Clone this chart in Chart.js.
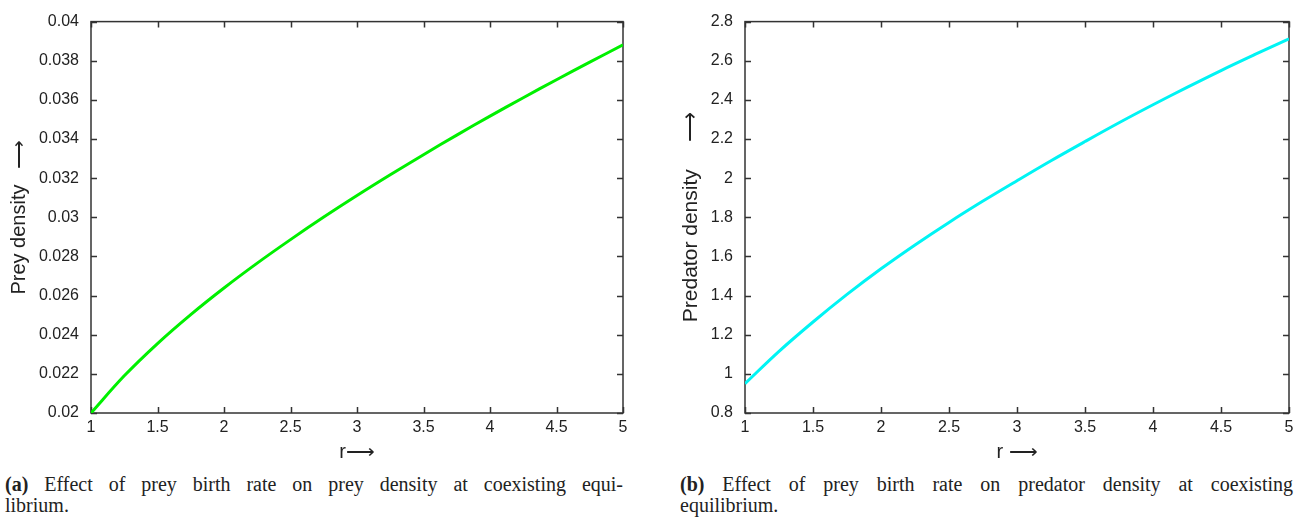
<!doctype html>
<html>
<head>
<meta charset="utf-8">
<title>Effect of prey birth rate at coexisting equilibrium</title>
<style>
  body { margin: 0; background: #fff; width: 1305px; height: 522px; position: relative; overflow: hidden; }
  canvas { position: absolute; top: 0; }
  #prey { left: 0; }
  #pred { left: 650px; }
  .caption { position: absolute; top: 474px; font-family: "Liberation Serif", "DejaVu Serif", serif; font-size: 20px; line-height: 21px; color: #222; }
  .caption .l1 { text-align: justify; text-align-last: justify; }
  .caption b { font-weight: bold; }
</style>
</head>
<body>
  <canvas id="prey" width="640" height="470"></canvas>
  <canvas id="pred" width="655" height="470"></canvas>

  <div class="caption" style="left:5px; width:618px;">
    <div class="l1"><b>(a)</b> Effect of prey birth rate on prey density at coexisting equi-</div>
    <div>librium.</div>
  </div>
  <div class="caption" style="left:680px; width:613px;">
    <div class="l1"><b>(b)</b> Effect of prey birth rate on predator density at coexisting</div>
    <div>equilibrium.</div>
  </div>

  <script src="https://cdn.jsdelivr.net/npm/chart.js@4.4.1/dist/chart.umd.min.js"></script>
  <script>
    // prey birth rate r
    const rValues = [1, 1.25, 1.5, 1.75, 2, 2.25, 2.5, 2.75, 3, 3.25, 3.5, 3.75, 4, 4.25, 4.5, 4.75, 5];
    // equilibrium densities
    const preyDensity = [0.02, 0.0219, 0.02355, 0.02503, 0.02639, 0.02766, 0.02886, 0.03001, 0.03111,
                         0.03217, 0.0332, 0.0342, 0.03517, 0.03611, 0.03703, 0.03793, 0.03881];
    const predatorDensity = [0.95, 1.115, 1.265, 1.406, 1.537, 1.659, 1.774, 1.883, 1.987,
                             2.089, 2.187, 2.283, 2.375, 2.464, 2.55, 2.632, 2.712];

    // axis ticks
    const rTicks = [1, 1.5, 2, 2.5, 3, 3.5, 4, 4.5, 5];
    const preyTicks = [0.02, 0.022, 0.024, 0.026, 0.028, 0.03, 0.032, 0.034, 0.036, 0.038, 0.04];
    const predatorTicks = [0.8, 1, 1.2, 1.4, 1.6, 1.8, 2, 2.2, 2.4, 2.6, 2.8];

    const TEXT = '#222';
    const SANS = '"Liberation Sans", Arial, sans-serif';
    const tickFont = { family: SANS, size: 16 };
    // long arrow glyph falls back to DejaVu, which draws a full-size arrow
    const ARROW = '\u27F6';

    // gnuplot style frame: box round the plot, ticks pointing inward on all four sides
    const frameTicks = {
      id: 'frameTicks',
      beforeDatasetsDraw(chart) {
        const { ctx, chartArea: a, scales: { x, y } } = chart;
        const len = 6;
        ctx.save();
        ctx.lineWidth = 1.5;
        ctx.strokeStyle = '#333';
        ctx.strokeRect(a.left, a.top, a.right - a.left, a.bottom - a.top);
        ctx.beginPath();
        x.ticks.forEach(t => {
          const px = Math.round(x.getPixelForValue(t.value)) + 0.5;
          ctx.moveTo(px, a.bottom); ctx.lineTo(px, a.bottom - len);
          ctx.moveTo(px, a.top); ctx.lineTo(px, a.top + len);
        });
        y.ticks.forEach(t => {
          const py = Math.round(y.getPixelForValue(t.value)) + 0.5;
          ctx.moveTo(a.left, py); ctx.lineTo(a.left + len, py);
          ctx.moveTo(a.right, py); ctx.lineTo(a.right - len, py);
        });
        ctx.stroke();
        ctx.restore();
      }
    };

    function makeChart(id, values, color, yTicks, yTitle, yTitleSize, xTitle, o) {
      return new Chart(document.getElementById(id), {
        type: 'line',
        data: {
          datasets: [{
            data: rValues.map((r, i) => ({ x: r, y: values[i] })),
            borderColor: color,
            borderWidth: 3,
            pointRadius: 0,
            tension: 0.35,
            fill: false
          }]
        },
        options: {
          responsive: false,
          animation: false,
          layout: { padding: { top: 15, right: o.right, left: 0, bottom: 0 } },
          plugins: { legend: { display: false }, tooltip: { enabled: false } },
          scales: {
            x: {
              type: 'linear', min: 1, max: 5,
              afterBuildTicks: s => { s.ticks = rTicks.map(v => ({ value: v })); },
              afterFit: s => { s.height = 57; },
              grid: { display: false, drawTicks: false },
              border: { display: false },
              ticks: { color: TEXT, font: tickFont, padding: 5, maxRotation: 0, callback: v => String(v) },
              title: {
                display: true, text: xTitle, color: TEXT,
                font: { family: SANS, size: 20 },
                padding: { top: 0, bottom: 6 }
              }
            },
            y: {
              type: 'linear', min: yTicks[0], max: yTicks[yTicks.length - 1],
              afterBuildTicks: s => { s.ticks = yTicks.map(v => ({ value: v })); },
              afterFit: s => { s.width = o.axisWidth; },
              grid: { display: false, drawTicks: false },
              border: { display: false },
              ticks: { color: TEXT, font: tickFont, padding: 12, callback: v => String(v) },
              title: {
                display: true, text: yTitle, color: TEXT,
                font: { family: SANS, size: yTitleSize },
                padding: { top: o.titlePad, bottom: 0 }
              }
            }
          }
        },
        plugins: [frameTicks]
      });
    }

    makeChart('prey', preyDensity, '#00f000', preyTicks, 'Prey density \u2002' + ARROW, 20, 'r' + ARROW,
      { right: 17, axisWidth: 91, titlePad: 7 });
    makeChart('pred', predatorDensity, '#00f4f4', predatorTicks, 'Predator density \u2003' + ARROW, 21, 'r ' + ARROW,
      { right: 16, axisWidth: 95, titlePad: 29 });
  </script>
</body>
</html>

.....

# [TASK BRIEF]
Retype the listing exactly. Pictures do not belong in the copy.

# [SOLUTION TO THE EXERCISE]
Clone this chart in Chart.js.
<!doctype html>
<html>
<head>
<meta charset="utf-8">
<title>Effect of prey birth rate at coexisting equilibrium</title>
<style>
  body { margin: 0; background: #fff; width: 1305px; height: 522px; position: relative; overflow: hidden; }
  canvas { position: absolute; top: 0; }
  #prey { left: 0; }
  #pred { left: 650px; }
  .caption { position: absolute; top: 474px; font-family: "Liberation Serif", "DejaVu Serif", serif; font-size: 20px; line-height: 21px; color: #222; }
  .caption .l1 { text-align: justify; text-align-last: justify; }
  .caption b { font-weight: bold; }
</style>
</head>
<body>
  <canvas id="prey" width="640" height="470"></canvas>
  <canvas id="pred" width="655" height="470"></canvas>

  <div class="caption" style="left:5px; width:618px;">
    <div class="l1"><b>(a)</b> Effect of prey birth rate on prey density at coexisting equi-</div>
    <div>librium.</div>
  </div>
  <div class="caption" style="left:680px; width:613px;">
    <div class="l1"><b>(b)</b> Effect of prey birth rate on predator density at coexisting</div>
    <div>equilibrium.</div>
  </div>

  <script src="https://cdn.jsdelivr.net/npm/chart.js@4.4.1/dist/chart.umd.min.js"></script>
  <script>
    // prey birth rate r
    const rValues = [1, 1.25, 1.5, 1.75, 2, 2.25, 2.5, 2.75, 3, 3.25, 3.5, 3.75, 4, 4.25, 4.5, 4.75, 5];
    // equilibrium densities
    const preyDensity = [0.02, 0.0219, 0.02355, 0.02503, 0.02639, 0.02766, 0.02886, 0.03001, 0.03111,
                         0.03217, 0.0332, 0.0342, 0.03517, 0.03611, 0.03703, 0.03793, 0.03881];
    const predatorDensity = [0.95, 1.115, 1.265, 1.406, 1.537, 1.659, 1.774, 1.883, 1.987,
                             2.089, 2.187, 2.283, 2.375, 2.464, 2.55, 2.632, 2.712];

    // axis ticks
    const rTicks = [1, 1.5, 2, 2.5, 3, 3.5, 4, 4.5, 5];
    const preyTicks = [0.02, 0.022, 0.024, 0.026, 0.028, 0.03, 0.032, 0.034, 0.036, 0.038, 0.04];
    const predatorTicks = [0.8, 1, 1.2, 1.4, 1.6, 1.8, 2, 2.2, 2.4, 2.6, 2.8];

    const TEXT = '#222';
    const SANS = '"Liberation Sans", Arial, sans-serif';
    const tickFont = { family: SANS, size: 16 };
    // long arrow glyph falls back to DejaVu, which draws a full-size arrow
    const ARROW = '\u27F6';

    // gnuplot style frame: box round the plot, ticks pointing inward on all four sides
    const frameTicks = {
      id: 'frameTicks',
      beforeDatasetsDraw(chart) {
        const { ctx, chartArea: a, scales: { x, y } } = chart;
        const len = 6;
        ctx.save();
        ctx.lineWidth = 1.5;
        ctx.strokeStyle = '#333';
        ctx.strokeRect(a.left, a.top, a.right - a.left, a.bottom - a.top);
        ctx.beginPath();
        x.ticks.forEach(t => {
          const px = Math.round(x.getPixelForValue(t.value)) + 0.5;
          ctx.moveTo(px, a.bottom); ctx.lineTo(px, a.bottom - len);
          ctx.moveTo(px, a.top); ctx.lineTo(px, a.top + len);
        });
        y.ticks.forEach(t => {
          const py = Math.round(y.getPixelForValue(t.value)) + 0.5;
          ctx.moveTo(a.left, py); ctx.lineTo(a.left + len, py);
          ctx.moveTo(a.right, py); ctx.lineTo(a.right - len, py);
        });
        ctx.stroke();
        ctx.restore();
      }
    };

    function makeChart(id, values, color, yTicks, yTitle, yTitleSize, xTitle, o) {
      return new Chart(document.getElementById(id), {
        type: 'line',
        data: {
          datasets: [{
            data: rValues.map((r, i) => ({ x: r, y: values[i] })),
            borderColor: color,
            borderWidth: 3,
            pointRadius: 0,
            tension: 0.35,
            fill: false
          }]
        },
        options: {
          responsive: false,
          animation: false,
          layout: { padding: { top: 15, right: o.right, left: 0, bottom: 0 } },
          plugins: { legend: { display: false }, tooltip: { enabled: false } },
          scales: {
            x: {
              type: 'linear', min: 1, max: 5,
              afterBuildTicks: s => { s.ticks = rTicks.map(v => ({ value: v })); },
              afterFit: s => { s.height = 57; },
              grid: { display: false, drawTicks: false },
              border: { display: false },
              ticks: { color: TEXT, font: tickFont, padding: 5, maxRotation: 0, callback: v => String(v) },
              title: {
                display: true, text: xTitle, color: TEXT,
                font: { family: SANS, size: 20 },
                padding: { top: 0, bottom: 6 }
              }
            },
            y: {
              type: 'linear', min: yTicks[0], max: yTicks[yTicks.length - 1],
              afterBuildTicks: s => { s.ticks = yTicks.map(v => ({ value: v })); },
              afterFit: s => { s.width = o.axisWidth; },
              grid: { display: false, drawTicks: false },
              border: { display: false },
              ticks: { color: TEXT, font: tickFont, padding: 12, callback: v => String(v) },
              title: {
                display: true, text: yTitle, color: TEXT,
                font: { family: SANS, size: yTitleSize },
                padding: { top: o.titlePad, bottom: 0 }
              }
            }
          }
        },
        plugins: [frameTicks]
      });
    }

    makeChart('prey', preyDensity, '#00f000', preyTicks, 'Prey density \u2002' + ARROW, 20, 'r' + ARROW,
      { right: 17, axisWidth: 91, titlePad: 7 });
    makeChart('pred', predatorDensity, '#00f4f4', predatorTicks, 'Predator density \u2003' + ARROW, 21, 'r ' + ARROW,
      { right: 16, axisWidth: 95, titlePad: 29 });
  </script>
</body>
</html>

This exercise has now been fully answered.